Attention is the new money

Okay, this is not news, right?  Ads are all about getting your attention.  Companies give away products to get inside your mind.  Bands, movies, promoters, etc.

Someone I was talking to the other day was speculating: stuff goes online and becomes ad-supported.  But it's still all ads that end in purchases.  Company X wants you to see their ads so that sooner or later you buy their stuff.  What if, eventually, the money were taken out of the picture?  Ads became just a way to get you to look at more ads, to get inside your head more.

The most obvious application of this is political ads: people want you to spend money on candidate X, so they can buy more ads for candidate X, so more people will... like candidate X.  Eventually it's all about votes.

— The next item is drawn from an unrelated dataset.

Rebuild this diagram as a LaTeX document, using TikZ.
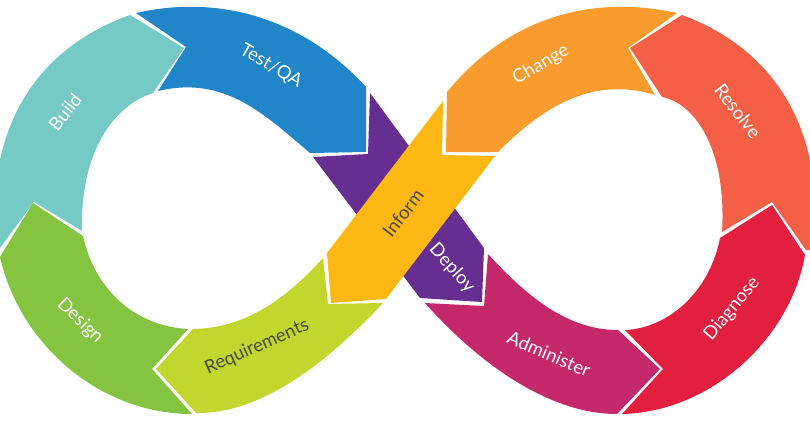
\documentclass[tikz,border=0pt]{standalone}
\usepackage{fontspec}
\setmainfont{Lato}
\definecolor{cBuild}{HTML}{76CAC6}
\definecolor{cTest}{HTML}{2086C9}
\definecolor{cDeploy}{HTML}{662E91}
\definecolor{cInform}{HTML}{FDB813}
\definecolor{cChange}{HTML}{F99B2D}
\definecolor{cResolve}{HTML}{F36045}
\definecolor{cDiagnose}{HTML}{E21F3F}
\definecolor{cAdmin}{HTML}{C6296B}
\definecolor{cDesign}{HTML}{84C441}
\definecolor{cReq}{HTML}{C1D72E}
\definecolor{cDark}{HTML}{4A4A3C}
\tikzset{
  lbl/.style={font=\fontsize{18.5}{18.5}\selectfont, inner sep=0pt, anchor=center},
  lblw/.style={lbl, text=white},
  lbld/.style={lbl, text=cDark}
}
\begin{document}
\begin{tikzpicture}[x=1pt,y=-1pt]
\useasboundingbox (0,0) rectangle (810,431);
\clip (0,0) rectangle (810,431);
% Deploy (under Inform)
\fill[cDeploy] (370,93) -- (484,248) -- (482,302) -- (420,298) -- (313,157) -- (368,154) -- cycle;
% Inform
\fill[cInform] (443,101) -- (442,155) -- (495,156) -- (386,299) -- (331,303) -- (327,253) -- cycle;
% Build
\fill[cBuild] (130,15) -- (184,48) -- (153,93)
  .. controls (115,105) and (80,150) .. (82,231)
  -- (34,202) -- (0,248) -- (-6,248)
  .. controls (-8,225) and (-6,190) .. (0,160)
  .. controls (15,90) and (60,40) .. (130,15) -- cycle;
% Test/QA
\fill[cTest] (136,13) -- (186,47) -- (158,91)
  .. controls (225,75) and (265,115) .. (310,153)
  -- (366,152) -- (366,87)
  .. controls (300,15) and (215,-5) .. (136,13) -- cycle;
% Change
\fill[cChange] (447,92) -- (446,152) -- (498,152)
  .. controls (540,110) and (590,75) .. (655,95)
  -- (628,48) -- (677,13)
  .. controls (595,-5) and (510,15) .. (447,92) -- cycle;
% Resolve
\fill[cResolve] (682,15) -- (630,48) -- (662,97)
  .. controls (695,103) and (727,150) .. (722,232)
  -- (772,202) -- (806,250) -- (814,250)
  .. controls (814,225) and (814,190) .. (810,160)
  .. controls (795,90) and (750,40) .. (682,15) -- cycle;
% Diagnose
\fill[cDiagnose] (772,205) -- (805,255)
  .. controls (790,340) and (710,412) .. (622,414)
  -- (663,369) -- (625,330)
  .. controls (670,328) and (710,290) .. (720,238) -- cycle;
% Administer
\fill[cAdmin] (488,254) -- (484,306) -- (425,303)
  .. controls (480,365) and (550,414) .. (617,414)
  -- (660,369) -- (618,330)
  .. controls (570,330) and (530,300) .. (488,254) -- cycle;
% Design
\fill[cDesign] (33,203) -- (83,236)
  .. controls (95,290) and (135,326) .. (188,329)
  -- (152,369) -- (192,414)
  .. controls (100,414) and (20,345) .. (0,257) -- cycle;
% Requirements
\fill[cReq] (193,329)
  .. controls (245,328) and (285,300) .. (323,258)
  -- (328,304) -- (383,303)
  .. controls (325,365) and (260,414) .. (196,413)
  -- (156,369) -- cycle;
% Labels
\node[lblw,rotate=-30] (test) at (271,66) {Test/QA};
\node[lblw,rotate=52] (build) at (65,112) {Build};
\node[lblw,rotate=-44] (design) at (80,321) {Design};
\node[lbld,rotate=24] (req) at (257,347) {Requirements};
\node[lbld,rotate=52] (inform) at (403,213) {Inform};
\node[lblw,rotate=-48] (deploy) at (452,268) {Deploy};
\node[lblw,rotate=-23] (admin) at (549,354) {Administer};
\node[lblw,rotate=50] (diag) at (732,309) {Diagnose};
\node[lblw,rotate=-52] (resolve) at (738,111) {Resolve};
\node[lblw,rotate=30] (change) at (541,65) {Change};
\end{tikzpicture}
\end{document}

Besides the political ad situation, it's hard to think about how this would actually work.  Who would actually pay for attention if it doesn't end in a purchase?  I am confident, however, that someone will solve this question.  People are good at finding new ways to profit.  For better or worse, this is our future.

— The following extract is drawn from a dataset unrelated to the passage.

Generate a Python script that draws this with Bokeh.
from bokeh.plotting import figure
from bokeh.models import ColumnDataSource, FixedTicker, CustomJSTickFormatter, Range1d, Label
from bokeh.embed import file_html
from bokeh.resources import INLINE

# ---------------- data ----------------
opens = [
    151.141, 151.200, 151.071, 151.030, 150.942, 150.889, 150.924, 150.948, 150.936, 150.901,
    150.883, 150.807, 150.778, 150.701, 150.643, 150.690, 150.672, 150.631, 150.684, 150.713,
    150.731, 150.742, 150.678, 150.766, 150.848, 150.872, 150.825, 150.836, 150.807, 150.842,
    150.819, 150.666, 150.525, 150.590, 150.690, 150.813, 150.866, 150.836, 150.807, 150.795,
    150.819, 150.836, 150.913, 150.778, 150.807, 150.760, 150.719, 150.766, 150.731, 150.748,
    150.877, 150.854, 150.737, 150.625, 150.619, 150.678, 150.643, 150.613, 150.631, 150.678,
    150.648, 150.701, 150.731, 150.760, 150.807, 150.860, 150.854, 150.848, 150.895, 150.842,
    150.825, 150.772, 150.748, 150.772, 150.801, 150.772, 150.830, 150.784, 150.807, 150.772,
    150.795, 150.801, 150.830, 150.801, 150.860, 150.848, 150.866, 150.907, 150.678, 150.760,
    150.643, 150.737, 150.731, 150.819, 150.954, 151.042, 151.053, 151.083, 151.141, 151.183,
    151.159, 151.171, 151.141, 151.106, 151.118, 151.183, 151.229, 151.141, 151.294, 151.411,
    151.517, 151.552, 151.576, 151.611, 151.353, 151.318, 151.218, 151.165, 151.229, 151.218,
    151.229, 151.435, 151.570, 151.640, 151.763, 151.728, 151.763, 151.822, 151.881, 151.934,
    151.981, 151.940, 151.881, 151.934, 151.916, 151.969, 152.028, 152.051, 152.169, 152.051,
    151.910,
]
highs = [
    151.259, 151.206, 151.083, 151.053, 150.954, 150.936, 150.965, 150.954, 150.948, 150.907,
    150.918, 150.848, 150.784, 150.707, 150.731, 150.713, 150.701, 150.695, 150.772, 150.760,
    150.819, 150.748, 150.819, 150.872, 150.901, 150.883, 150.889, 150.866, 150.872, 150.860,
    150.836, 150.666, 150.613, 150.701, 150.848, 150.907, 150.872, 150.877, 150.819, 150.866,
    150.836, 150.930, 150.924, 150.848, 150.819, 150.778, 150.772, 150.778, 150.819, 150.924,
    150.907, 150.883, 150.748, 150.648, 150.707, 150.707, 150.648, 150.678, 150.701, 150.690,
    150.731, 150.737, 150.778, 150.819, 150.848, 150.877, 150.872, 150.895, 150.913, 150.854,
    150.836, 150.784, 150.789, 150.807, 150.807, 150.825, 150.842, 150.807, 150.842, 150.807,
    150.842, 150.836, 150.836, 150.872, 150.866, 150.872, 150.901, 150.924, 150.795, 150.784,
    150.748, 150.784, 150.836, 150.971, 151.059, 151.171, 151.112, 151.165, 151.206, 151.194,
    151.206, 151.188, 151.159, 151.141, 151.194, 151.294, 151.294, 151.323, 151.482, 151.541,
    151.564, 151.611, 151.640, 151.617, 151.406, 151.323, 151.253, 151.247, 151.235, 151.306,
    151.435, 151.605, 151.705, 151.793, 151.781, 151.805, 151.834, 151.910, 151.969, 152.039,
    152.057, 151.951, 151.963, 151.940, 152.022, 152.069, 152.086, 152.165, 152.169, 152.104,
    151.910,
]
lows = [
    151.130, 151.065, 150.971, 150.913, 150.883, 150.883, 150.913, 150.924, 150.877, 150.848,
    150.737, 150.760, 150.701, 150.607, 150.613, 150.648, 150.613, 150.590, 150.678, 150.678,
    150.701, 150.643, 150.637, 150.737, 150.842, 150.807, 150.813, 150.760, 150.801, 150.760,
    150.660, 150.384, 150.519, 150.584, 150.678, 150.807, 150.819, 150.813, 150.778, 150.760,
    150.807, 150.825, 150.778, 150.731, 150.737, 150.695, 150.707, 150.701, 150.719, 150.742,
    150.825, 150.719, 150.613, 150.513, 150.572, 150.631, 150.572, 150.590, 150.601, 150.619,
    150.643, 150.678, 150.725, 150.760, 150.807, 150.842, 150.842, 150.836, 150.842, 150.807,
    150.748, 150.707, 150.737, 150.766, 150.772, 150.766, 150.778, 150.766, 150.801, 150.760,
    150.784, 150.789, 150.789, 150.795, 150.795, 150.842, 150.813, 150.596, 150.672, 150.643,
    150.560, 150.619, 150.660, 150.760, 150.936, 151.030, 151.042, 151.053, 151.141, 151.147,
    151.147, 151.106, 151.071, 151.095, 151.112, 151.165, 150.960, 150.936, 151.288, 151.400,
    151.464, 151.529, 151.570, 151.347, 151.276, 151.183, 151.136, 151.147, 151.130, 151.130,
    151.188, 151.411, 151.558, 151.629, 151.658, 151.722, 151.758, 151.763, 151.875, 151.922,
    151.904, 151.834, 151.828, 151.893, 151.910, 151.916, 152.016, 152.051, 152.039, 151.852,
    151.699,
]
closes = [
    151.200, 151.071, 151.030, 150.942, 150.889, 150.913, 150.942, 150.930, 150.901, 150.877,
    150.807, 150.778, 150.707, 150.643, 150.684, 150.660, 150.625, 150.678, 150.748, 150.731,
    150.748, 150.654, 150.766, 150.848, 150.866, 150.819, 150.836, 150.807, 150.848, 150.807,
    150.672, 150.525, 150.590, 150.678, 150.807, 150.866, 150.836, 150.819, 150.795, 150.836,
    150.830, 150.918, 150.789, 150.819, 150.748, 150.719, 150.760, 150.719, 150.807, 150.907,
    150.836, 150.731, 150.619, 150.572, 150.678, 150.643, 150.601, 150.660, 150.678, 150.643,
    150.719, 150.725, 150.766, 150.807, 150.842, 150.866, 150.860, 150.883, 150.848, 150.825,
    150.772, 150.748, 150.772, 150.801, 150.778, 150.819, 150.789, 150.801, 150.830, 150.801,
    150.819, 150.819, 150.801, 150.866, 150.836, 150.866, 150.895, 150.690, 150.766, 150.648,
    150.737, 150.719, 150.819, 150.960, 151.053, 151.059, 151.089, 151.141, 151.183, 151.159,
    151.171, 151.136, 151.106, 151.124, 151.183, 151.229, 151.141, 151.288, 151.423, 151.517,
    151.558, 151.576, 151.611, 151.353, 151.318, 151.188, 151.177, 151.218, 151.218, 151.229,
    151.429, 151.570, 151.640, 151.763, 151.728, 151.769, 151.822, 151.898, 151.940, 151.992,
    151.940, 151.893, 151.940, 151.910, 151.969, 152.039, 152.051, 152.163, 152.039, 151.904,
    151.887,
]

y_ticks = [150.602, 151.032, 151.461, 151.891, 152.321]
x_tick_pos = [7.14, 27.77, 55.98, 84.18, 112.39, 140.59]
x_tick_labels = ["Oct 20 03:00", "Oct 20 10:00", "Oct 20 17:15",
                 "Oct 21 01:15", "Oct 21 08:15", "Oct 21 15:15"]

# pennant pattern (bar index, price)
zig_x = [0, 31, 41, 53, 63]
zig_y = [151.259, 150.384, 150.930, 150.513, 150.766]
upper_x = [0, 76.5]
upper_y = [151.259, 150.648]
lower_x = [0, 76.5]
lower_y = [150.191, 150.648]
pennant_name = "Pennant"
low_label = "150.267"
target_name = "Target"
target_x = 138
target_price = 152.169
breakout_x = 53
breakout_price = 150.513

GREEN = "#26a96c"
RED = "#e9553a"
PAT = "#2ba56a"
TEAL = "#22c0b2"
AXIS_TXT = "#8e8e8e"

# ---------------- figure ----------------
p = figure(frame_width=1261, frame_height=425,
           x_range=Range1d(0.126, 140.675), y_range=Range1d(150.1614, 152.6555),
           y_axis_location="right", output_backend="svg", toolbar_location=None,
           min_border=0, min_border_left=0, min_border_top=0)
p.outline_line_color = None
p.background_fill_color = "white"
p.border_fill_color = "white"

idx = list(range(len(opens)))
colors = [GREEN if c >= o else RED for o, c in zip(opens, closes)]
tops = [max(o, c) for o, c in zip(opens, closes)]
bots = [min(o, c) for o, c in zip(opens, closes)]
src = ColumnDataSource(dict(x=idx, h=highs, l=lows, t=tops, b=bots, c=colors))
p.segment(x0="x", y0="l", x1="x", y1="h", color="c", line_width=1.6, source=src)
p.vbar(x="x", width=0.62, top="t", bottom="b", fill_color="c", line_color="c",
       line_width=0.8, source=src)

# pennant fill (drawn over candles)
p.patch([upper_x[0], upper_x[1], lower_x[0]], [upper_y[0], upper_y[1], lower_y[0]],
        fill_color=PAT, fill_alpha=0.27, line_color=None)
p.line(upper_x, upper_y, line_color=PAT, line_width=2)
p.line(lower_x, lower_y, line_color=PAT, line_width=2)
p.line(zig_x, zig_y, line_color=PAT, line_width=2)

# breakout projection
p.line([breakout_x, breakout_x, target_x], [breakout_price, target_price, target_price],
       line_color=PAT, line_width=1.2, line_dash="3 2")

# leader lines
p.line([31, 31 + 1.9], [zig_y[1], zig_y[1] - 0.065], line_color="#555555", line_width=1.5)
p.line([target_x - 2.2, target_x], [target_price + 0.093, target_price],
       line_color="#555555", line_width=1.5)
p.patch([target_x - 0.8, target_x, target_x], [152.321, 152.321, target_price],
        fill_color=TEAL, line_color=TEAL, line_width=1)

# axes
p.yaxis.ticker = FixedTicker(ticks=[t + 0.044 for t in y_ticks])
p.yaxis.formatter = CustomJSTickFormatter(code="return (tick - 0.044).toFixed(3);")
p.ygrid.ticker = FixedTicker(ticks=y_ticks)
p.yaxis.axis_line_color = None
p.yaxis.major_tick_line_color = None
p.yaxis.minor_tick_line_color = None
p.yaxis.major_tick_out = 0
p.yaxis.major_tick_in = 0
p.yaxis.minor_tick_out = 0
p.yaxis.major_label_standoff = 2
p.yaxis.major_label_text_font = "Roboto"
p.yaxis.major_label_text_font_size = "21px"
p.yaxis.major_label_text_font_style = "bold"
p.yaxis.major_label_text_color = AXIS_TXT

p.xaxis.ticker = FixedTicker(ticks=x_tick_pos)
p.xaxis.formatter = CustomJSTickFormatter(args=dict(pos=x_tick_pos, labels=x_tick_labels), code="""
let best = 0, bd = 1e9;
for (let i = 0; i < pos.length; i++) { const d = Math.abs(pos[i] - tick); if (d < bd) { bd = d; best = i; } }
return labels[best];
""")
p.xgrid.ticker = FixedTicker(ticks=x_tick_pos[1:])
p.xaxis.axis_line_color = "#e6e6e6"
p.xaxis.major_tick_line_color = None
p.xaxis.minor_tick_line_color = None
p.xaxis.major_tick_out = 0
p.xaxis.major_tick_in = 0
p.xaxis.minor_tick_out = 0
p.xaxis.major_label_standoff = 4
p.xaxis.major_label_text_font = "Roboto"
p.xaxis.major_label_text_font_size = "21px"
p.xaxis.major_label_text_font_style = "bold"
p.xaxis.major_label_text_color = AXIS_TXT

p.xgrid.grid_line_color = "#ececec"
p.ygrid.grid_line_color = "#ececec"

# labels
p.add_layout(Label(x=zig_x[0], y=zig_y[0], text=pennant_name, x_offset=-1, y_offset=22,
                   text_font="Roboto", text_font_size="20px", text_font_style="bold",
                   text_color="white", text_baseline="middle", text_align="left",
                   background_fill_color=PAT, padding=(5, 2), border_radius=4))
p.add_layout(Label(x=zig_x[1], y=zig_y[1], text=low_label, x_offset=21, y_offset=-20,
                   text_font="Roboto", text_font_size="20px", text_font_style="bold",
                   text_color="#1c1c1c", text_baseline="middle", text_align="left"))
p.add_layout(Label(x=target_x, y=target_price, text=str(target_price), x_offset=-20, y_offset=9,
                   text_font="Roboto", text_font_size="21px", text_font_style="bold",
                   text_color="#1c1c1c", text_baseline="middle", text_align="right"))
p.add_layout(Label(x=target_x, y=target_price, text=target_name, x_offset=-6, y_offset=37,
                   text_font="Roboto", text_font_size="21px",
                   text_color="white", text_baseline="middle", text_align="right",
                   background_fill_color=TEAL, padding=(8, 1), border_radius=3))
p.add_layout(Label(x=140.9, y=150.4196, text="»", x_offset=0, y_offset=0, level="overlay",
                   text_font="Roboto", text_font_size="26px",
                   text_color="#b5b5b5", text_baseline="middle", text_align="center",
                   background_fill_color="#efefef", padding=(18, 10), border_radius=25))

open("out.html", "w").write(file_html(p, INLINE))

One nice property: we all start with a more-or-less equal amount of attention, unlike money.

However, a few bad properties, which make the attention-economy world kinda dystopian:
1. you can take my attention for free.  I might be reading a magazine, I turn the page, and bam! your ad has taken my attention!  Even if it's something I don't want!  It'd be like if people walking past you on the street could force you to buy things.  Very small things, but still.  See also: junk mail, spam.
2. you can't really solve problem #1.  What are you going to do, say "do you want to look at an ad for company X?"  At that point, you've already gotten me to think about company X and taken my attention.  Worse: you've taken more attention, because you've forced me to make a judgment and answer a question.
3. most importantly: your attention is one of the most precious things you have.  If you run out of money, that can be fixed (hopefully).  Ask friends or family for a loan, get a new job, etc.  (let's set aside all the class privilege reflected in this statement for a second.)  The point is, if you run out of money, or just have a small amount of money, you're not necessarily miserable.  If you have no attention, you probably are.